Размер шрифта
-
+

История дождя - стр. 17

– Томми, окей.

И немецкий солдат возвращается на войну.

Он взбирается по склону воронки, попадает во Второй Раунд Атаки-Отступления и мгновенно погибает от пули, попавшей точно в середину лба.


Следующее, что Дедушка осознает, – он на носилках. Он не в Раю; никаких золотых улиц, никакой бессмертной пшеницы, ни одного Херувима. Вместо этого толчки и покачивания – я тоже их знаю. Вы привязаны к носилкам, они несут вас вперед, и вы видите лишь небо над собой. Оно движется назад, будто вы плывете вниз по реке и думаете: «Как же это странно – перемещаться по миру, лежа на спине».

В хорошие дни это может быть немного по-микеланджеловски, будто вы выпили Хевен ап[83]. Однажды я сообщила это Тимми. Ему понравилось, и он заметил:

– Да ты поэт, как и твой папа!

В такие вот хорошие дни, когда вас несут на лечебные процедуры, небо над вами синее и глубокое. Вы чувствуете, что никогда не видели его прежде, вы чувствуете, что это не крыша, а дверь, и она на самом деле уже совсем открыта, вам остается только ждать. Во всяком случае, такое мне было откровение. Впрочем, нет никаких ангелов. Я никогда не увлекалась Сикстинскими Фресками[84].

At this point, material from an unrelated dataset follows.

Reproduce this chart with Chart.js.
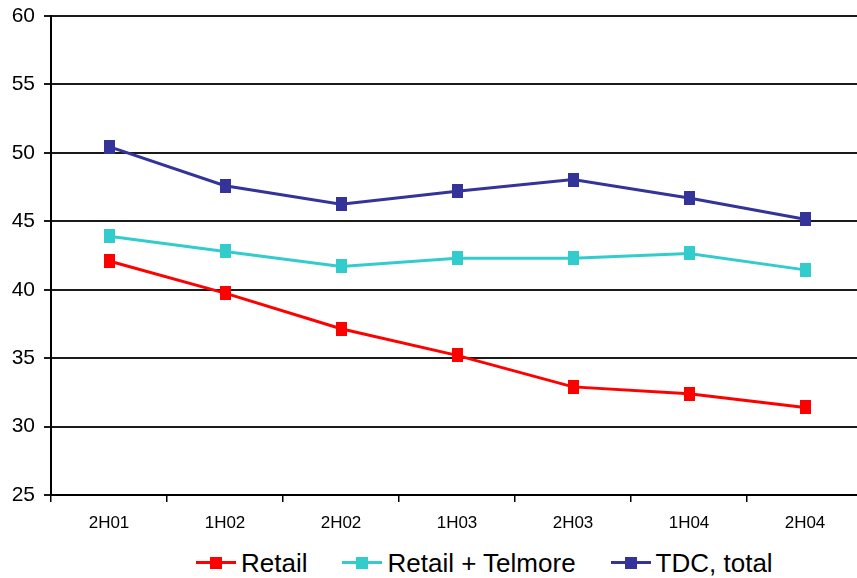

Перевязанного немцем Дедушку принесли в расположение британских войск. Казалось, на его груди появился набухший красный цветок. По словам Миссис Куинти, это, наверное, опять Преувеличенная Образность, какую я все время использую.

А мне ни холодно ни жарко, могла бы я ей ответить.

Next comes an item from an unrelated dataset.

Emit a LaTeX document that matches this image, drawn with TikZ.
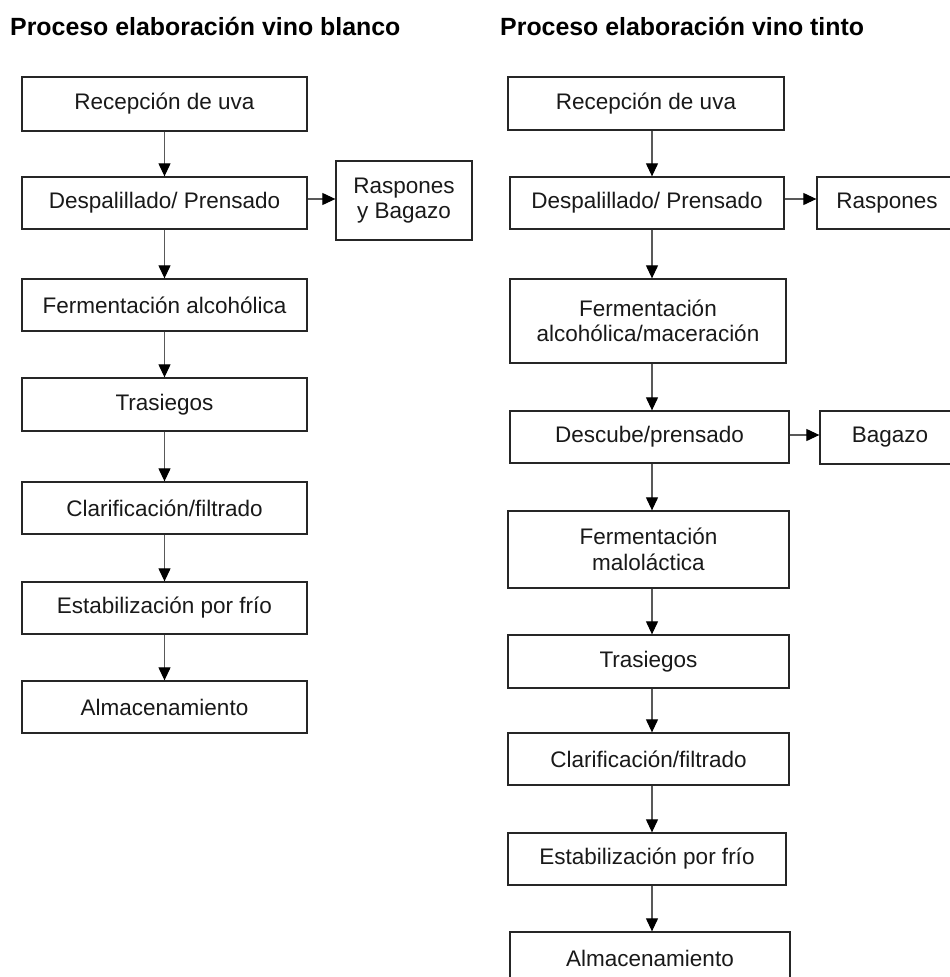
\documentclass[tikz,border=0pt]{standalone}
\usepackage{fontspec}
\setmainfont{Liberation Sans}
\usetikzlibrary{arrows.meta}
\tikzset{
  box/.style={draw=black!85, line width=1.3pt, rectangle, inner sep=0pt, align=center,
    font=\fontsize{22.5}{25.5}\selectfont, text=black!90},
  arr/.style={draw=black!65, line width=1.1pt, -{Triangle[length=13pt,width=12pt,color=black,fill=black]}},
  ttl/.style={anchor=base west, inner sep=0pt, font=\fontsize{24.9}{28}\selectfont\bfseries},
}
\newcommand{\bx}[7]{\node[box, minimum width=#3pt, minimum height=#4pt] (#1) at (#5,#6) {#7};}
\begin{document}
\begin{tikzpicture}[x=1pt,y=-1pt]
\useasboundingbox[fill=white] (0,0) rectangle (950,977);
% titles
\node[ttl] (t1) at (10,35) {Proceso elaboración vino blanco};
\node[ttl] (t2) at (500,35) {Proceso elaboración vino tinto};
% left column (x 22..307)
\bx{a1}{}{285}{54}{164.5}{104}{Recepción de uva}
\bx{a2}{}{285}{52}{164.5}{203}{Despalillado/ Prensado}
\bx{a3}{}{285}{52}{164.5}{305}{Fermentación alcohólica}
\bx{a4}{}{285}{53}{164.5}{404.5}{Trasiegos}
\bx{a5}{}{285}{52}{164.5}{508}{Clarificación/filtrado}
\bx{a6}{}{285}{52}{164.5}{608}{Estabilización por frío}
\bx{a7}{}{285}{52}{164.5}{707}{Almacenamiento}
\bx{ar}{}{136}{79}{404}{200.5}{Raspones\\y Bagazo}
% right column
\coordinate (rx) at (652,0);
\bx{b1}{}{276}{53}{646}{103.5}{Recepción de uva}
\bx{b2}{}{274}{52}{647}{203}{Despalillado/ Prensado}
\bx{b3}{}{276}{84}{648}{321}{Fermentación\\alcohólica/maceración}
\bx{b4}{}{279}{52}{649.5}{437}{Descube/prensado}
\bx{b5}{}{281}{77}{648.5}{549.5}{Fermentación\\maloláctica}
\bx{b6}{}{281}{53}{648.5}{661.5}{Trasiegos}
\bx{b7}{}{281}{52}{648.5}{759}{Clarificación/filtrado}
\bx{b8}{}{278}{52}{647}{859}{Estabilización por frío}
\bx{b9}{}{280}{52}{650}{958}{Almacenamiento}
\bx{br}{}{140}{52}{887}{203}{Raspones}
\bx{bb}{}{140}{53}{890}{437.5}{Bagazo}
% left arrows
\draw[arr] (a1.south) -- (a2.north);
\draw[arr] (a2.south) -- (a3.north);
\draw[arr] (a3.south) -- (a4.north);
\draw[arr] (a4.south) -- (a5.north);
\draw[arr] (a5.south) -- (a6.north);
\draw[arr] (a6.south) -- (a7.north);
\draw[arr] (a2.east |- 0,199) -- (ar.west |- 0,199);
% right arrows
\draw[arr] (b1.south -| rx) -- (b2.north -| rx);
\draw[arr] (b2.south -| rx) -- (b3.north -| rx);
\draw[arr] (b3.south -| rx) -- (b4.north -| rx);
\draw[arr] (b4.south -| rx) -- (b5.north -| rx);
\draw[arr] (b5.south -| rx) -- (b6.north -| rx);
\draw[arr] (b6.south -| rx) -- (b7.north -| rx);
\draw[arr] (b7.south -| rx) -- (b8.north -| rx);
\draw[arr] (b8.south -| rx) -- (b9.north -| rx);
\draw[arr] (b2.east |- 0,199) -- (br.west |- 0,199);
\draw[arr] (b4.east |- 0,435) -- (bb.west |- 0,435);
\end{tikzpicture}
\end{document}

Дело в том, что Дедушка не ожидал ничего подобного. То есть сначала – неимоверное изумление: «O, так вот как разворачивается сюжет». Итак, его несут на носилках, и он все время ожидает, что перейдет в мир иной. Что если бы боль стихла, он мог бы просто закрыть глаза и проснуться в стране Томаса Траэрна. Ведь Дедушка на самом деле верит в следующую жизнь, в которой, по его представлениям, всегда голубое небо, и свет льется из-за огромных белых облаков, а святые с длинными вьющимися волосами вроде как стоят на тех облаках и думают, что им следует выглядеть так, будто они совершенно безмятежные супергерои семидесятых годов, и при этом их мантии персиковых или абрикосовых оттенков достаточно удобны для тамошней погоды. Такая себе загробная жизнь. Как бы то ни было, после латинского языка, стояния на коленях и свечей Авраам довольно легко получил паспорт, и вот, покрытый засохшей кровью, он в той стране. Его веки трепещут, как крылья бабочки, на губах у него Kyrie eleison, Christe eleison[85], и вот уже ангелы протягивают руки, чтобы поднять его.

Только те руки грубоваты.

Потому что те руки вовсе не ангела, но молодого врача по имени Оливер Сиссли. Он весьма ревностно относится к своему делу. Взгляд Оливера пылает, и даже жуткие прыщи на шее не помешали ему приехать на войну, чтобы спасать жизни.

Дедушку доставили к Сиссли, будто на тарелочке с голубой каемочкой, и – бинго! Молодой Оливер принимается за работу, пока Дедушка находится в том месте между Жизнью и Смертью, – между Рыбой и Ловцом, как говорит мой отец. Оливер верит, что именно для таких дел он и прибыл на войну. Он начинает быстро извлекать пули – одну, другую, – да, на самом деле да, там три пули, – и оттаскивает Авраама прочь от Загробного Мира.

Дедушка На Волоске От Смерти.

Веселого в этом мало. Уж мне-то поверьте.